To improve clarity and completeness, I strongly recommend including key aspects of the theoretical justification and discussion about the weak spatial correlation in the main text, even if briefly.
Given that most of my concerns have been addressed, I am raising my score to 5.
Thank you very much for your kind and thoughtful follow-up. We are sincerely grateful that our rebuttal helped address your concerns, particularly regarding the theoretical justification and the implications of weak spatial correlation on decoding performance. Your constructive feedback has been invaluable in helping us improve the clarity and rigor of our work. We deeply appreciate your suggestion to incorporate these discussions directly into the main paper, and we will make sure to revise the final version accordingly.

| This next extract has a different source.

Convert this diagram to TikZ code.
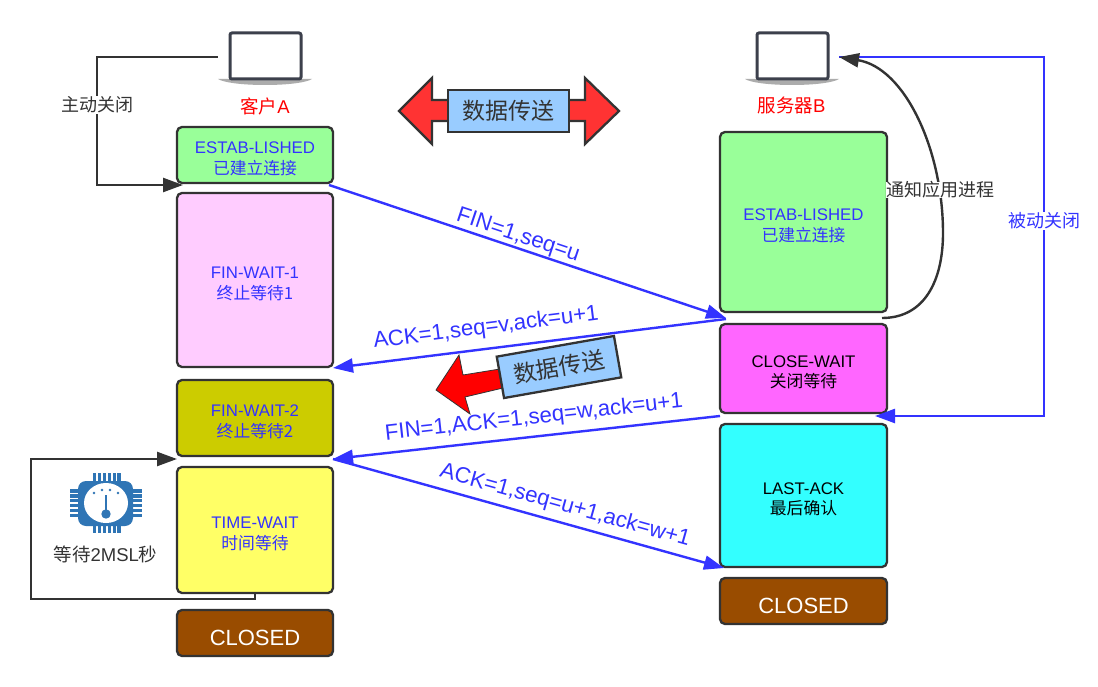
\documentclass[tikz,border=0pt]{standalone}
\usepackage{fontspec}
\setmainfont{Liberation Sans}
\newfontfamily\cjk{Noto Sans CJK SC}
\newcommand\zh[1]{{\cjk #1}}
\usetikzlibrary{arrows.meta}
\definecolor{ink}{HTML}{333333}
\definecolor{bluet}{HTML}{3333FF}
\definecolor{chipc}{HTML}{2F75B5}
\definecolor{lapc}{HTML}{3C404C}
\definecolor{dataf}{HTML}{99CCFF}
\definecolor{cgreen}{HTML}{99FF99}
\definecolor{cpink}{HTML}{FFCCFF}
\definecolor{colive}{HTML}{CCCC00}
\definecolor{cyellow}{HTML}{FFFF66}
\definecolor{cbrown}{HTML}{994C00}
\definecolor{cmag}{HTML}{FF66FF}
\definecolor{ccyan}{HTML}{33FFFF}
\definecolor{cred}{HTML}{FF3333}
\tikzset{
  statebox/.style={draw=ink,line width=2.3pt,rounded corners=5pt,inner sep=0pt,align=center,font=\fontsize{16.8}{20.8}\selectfont},
  closedbox/.style={draw=ink,line width=2.3pt,rounded corners=5pt,inner sep=0pt,fill=cbrown,text=white,font=\fontsize{22}{26}\selectfont},
  blacktip/.style={-{Triangle[length=20pt,width=14pt]}},
  bluetip/.style={-{Triangle[length=20pt,width=14pt]}},
  blackline/.style={draw=ink,line width=2.4pt},
  blueline/.style={draw=bluet,line width=2.4pt},
  edgelabel/.style={text=bluet,font=\fontsize{22.2}{26}\selectfont,inner sep=0pt},
  sidelabel/.style={fill=white,inner sep=1pt,font=\fontsize{18}{22}\selectfont},
  titlelabel/.style={text=red,inner sep=0pt,font=\fontsize{18.5}{22}\selectfont},
  databox/.style={draw=ink,line width=2.3pt,fill=dataf,inner sep=0pt,font=\fontsize{23}{28}\selectfont,text=ink},
}
\newcommand\boxat[8]{% name, x1,y1,x2,y2, fill, textcolor, text
  \node[statebox,fill=#6,text=#7,minimum width=#4pt-#2pt,minimum height=#5pt-#3pt] (#1) at ({(#2+#4)/2},{(#3+#5)/2}) {\rule{0pt}{19.5pt}#8};}
\newcommand\laptopshape[1]{%
  \begin{scope}[shift={(#1,0)}]
    \fill[gray!65] (-11,79) -- (83,79) .. controls (70,87) and (2,87) .. (-11,79) -- cycle;
    \draw[lapc,line width=3pt,rounded corners=2pt,fill=white] (1,33) rectangle (72,79);
  \end{scope}}
\begin{document}
\begin{tikzpicture}[x=1pt,y=-1pt]
\useasboundingbox (0,0) rectangle (1098,687);
\fill[white] (0,0) rectangle (1098,687);

% laptops
\laptopshape{229}
\laptopshape{756}
\node[inner sep=0pt,minimum width=94pt,minimum height=54pt] (lapA) at (265,57) {};
\node[inner sep=0pt,minimum width=94pt,minimum height=54pt] (lapB) at (792,57) {};
\node[titlelabel] (titleA) at (265,106) {\zh{客户}A};
\node[titlelabel] (titleB) at (791.5,105.5) {\zh{服务器}B};

% states
\boxat{estA}{177}{127}{333}{183}{cgreen}{bluet}{ESTAB-LISHED\\\zh{已建立连接}}
\boxat{finA}{177}{193}{333}{367}{cpink}{bluet}{FIN-WAIT-1\\\zh{终止等待1}}
\boxat{finB}{177}{380}{333}{456}{colive}{bluet}{FIN-WAIT-2\\\zh{终止等待2}}
\boxat{timeW}{177}{467}{333}{593}{cyellow}{bluet}{TIME-WAIT\\\zh{时间等待}}
\node[closedbox,minimum width=156pt,minimum height=46pt] (closedA) at (255,633) {\rule{0pt}{24.5pt}CLOSED};
\boxat{estB}{720}{132}{887}{312}{cgreen}{bluet}{ESTAB-LISHED\\\zh{已建立连接}}
\boxat{closeW}{720}{324}{887}{413}{cmag}{black}{CLOSE-WAIT\\\zh{关闭等待}}
\boxat{lastA}{720}{424}{887}{567}{ccyan}{black}{LAST-ACK\\\zh{最后确认}}
\node[closedbox,minimum width=167pt,minimum height=46pt] (closedB) at (803.5,601) {\rule{0pt}{24.5pt}CLOSED};

% double arrow
\draw[draw=ink,line width=2.3pt,fill=cred,line join=miter] (399,111) -- (432,78) -- (432,100) -- (585,100) -- (585,78) -- (619,111) -- (585,144) -- (585,121) -- (432,121) -- (432,144) -- cycle;
\node[databox,minimum width=121pt,minimum height=42pt] (dataTop) at (508.5,111) {\zh{数据传送}};

% rotated data arrow
\fill[red,draw=ink,line width=.8pt] (436,390) -- (459,355) -- (463,375) -- (500,369) -- (503,388) -- (465,397) -- (470,414) -- cycle;
\node[databox,rotate=10,minimum width=119pt,minimum height=42pt] (dataMid) at (559,367) {\zh{数据传送}};

% black connectors
\coordinate (a1) at (97,57);
\coordinate (a2) at (97,185);
\coordinate (a3) at (183,185);
\draw[blackline,blacktip] (lapA.west) -- (a1) -- (a2) -- (a3);
\node[sidelabel,text=ink] (mainclose) at (97,105) {\zh{主动关闭}};

\coordinate (t1) at (255,599);
\coordinate (t2) at (31,599);
\coordinate (t3) at (31,459);
\coordinate (t4) at (177,459);
\draw[blackline,blacktip] (timeW.south) -- (t1) -- (t2) -- (t3) -- (t4);

% passive close
\coordinate (p0) at (839,57);
\coordinate (p1) at (1044,57);
\coordinate (p2) at (1044,416);
\coordinate (p3) at (875,416);
\draw[blueline,bluetip] (p0) -- (p1) -- (p2) -- (p3);
\node[sidelabel,text=bluet] (passive) at (1044,221) {\zh{被动关闭}};

% notify
\coordinate (n0) at (882,318);
\coordinate (n1) at (943,233);
\coordinate (n2) at (839,57);
\draw[blackline,blacktip] (n0) .. controls (925,318) and (943,280) .. (n1) .. controls (943,150) and (905,68) .. (n2);
\node[sidelabel,text=ink,fill=white,inner sep=0pt] (notify) at (940,190) {\zh{通知应用进程}};

% blue messages
\coordinate (m1s) at (329,185);
\coordinate (m1e) at (726,318);
\coordinate (m2s) at (726,319);
\coordinate (m2e) at (333,368);
\coordinate (m3s) at (720,416);
\coordinate (m3e) at (333,459);
\coordinate (m4s) at (333,459);
\coordinate (m4e) at (724,568);
\draw[blueline,bluetip] (m1s) -- (m1e);
\draw[blueline,bluetip] (m2s) -- (m2e);
\draw[blueline,bluetip] (m3s) -- (m3e);
\draw[blueline,bluetip] (m4s) -- (m4e);
\node[edgelabel,rotate=-18.5] (l1) at (518,236) {FIN=1,seq=u};
\node[edgelabel,rotate=7.2] (l2) at (486,328) {ACK=1,seq=v,ack=u+1};
\node[edgelabel,rotate=6.3] (l3) at (534,418) {FIN=1,ACK=1,seq=w,ack=u+1};
\node[edgelabel,rotate=-15.6] (l4) at (565,506) {ACK=1,seq=u+1,ack=w+1};

% chip icon
\foreach \i in {0,...,5} {
  \draw[chipc,line width=3.2pt] ({94.5+\i*4.9},473) -- ({94.5+\i*4.9},533);
  \draw[chipc,line width=3.2pt] (70,{491+\i*4.9}) -- (142,{491+\i*4.9});
}
\fill[chipc,rounded corners=8pt] (78,481) rectangle (133,526);
\fill[white] (106,503) ellipse [x radius=22pt,y radius=20pt];
\foreach \dx/\dy in {94/493,102/490,110/490,118/493} \fill[chipc] (\dx,\dy) circle (1.3pt);
\draw[chipc,line width=2.6pt] (106,495) -- (106,513);
\fill[chipc] (106,514) circle (4.7pt);
\node[text=ink,inner sep=0pt,font=\fontsize{18.5}{22}\selectfont] (waitlbl) at (105.5,554) {\zh{等待}2MSL\zh{秒}};
\end{tikzpicture}
\end{document}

This paper introduces Hawk, a novel spatial speculative decoding framework for accelerating autoregressive (AR) text-to-image generation by leveraging 2D spatial dependencies. The method employs dual-directional draft heads (horizontal and vertical) alongside a spatial cache mechanism, achieving a 1.71x speedup over standard AR models while preserving image fidelity and diversity across benchmarks.
Strengths
- Tackles the critical issue of slow AR inference by adapting speculative decoding to 2D image structures.
- Strong empirical performance and theoretical grounding, including formal proofs of distribution preservation.
- High practical efficiency (<1% parameter overhead, minimal additional training).
- First approach to exploit spatial context for AR acceleration, making it directly deployable for unified multimodal models.
Resolved Issues
- Theoretical justification (Reviewer g8rp): Proofs confirm that dual-direction speculation preserves output distributions and lowers rejection rates, mitigating concerns about distribution shift.
- Novelty and scope (Reviewer LJzH): Clarifications distinguished Hawk from non-AR approaches (e.g., ZipAR, PAR) by highlighting its AR-compatible verification mechanism and lightweight training.
- Comparisons (Reviewer UpDY): Authors committed to include ZipAR baselines and contextualized trade-offs between fidelity and speed.
Reviewer UpDY maintained a borderline stance, citing incremental contribution despite positive shifts from others. Authors are encouraged to incorporate the rebuttal into the final revision and address this lingering concern.
Hawk is a conceptually and empirically solid contribution to AR acceleration with clear implications for multimodal foundation models. The rebuttal effectively resolved methodological and evaluative concerns, reinforcing consensus toward acceptance.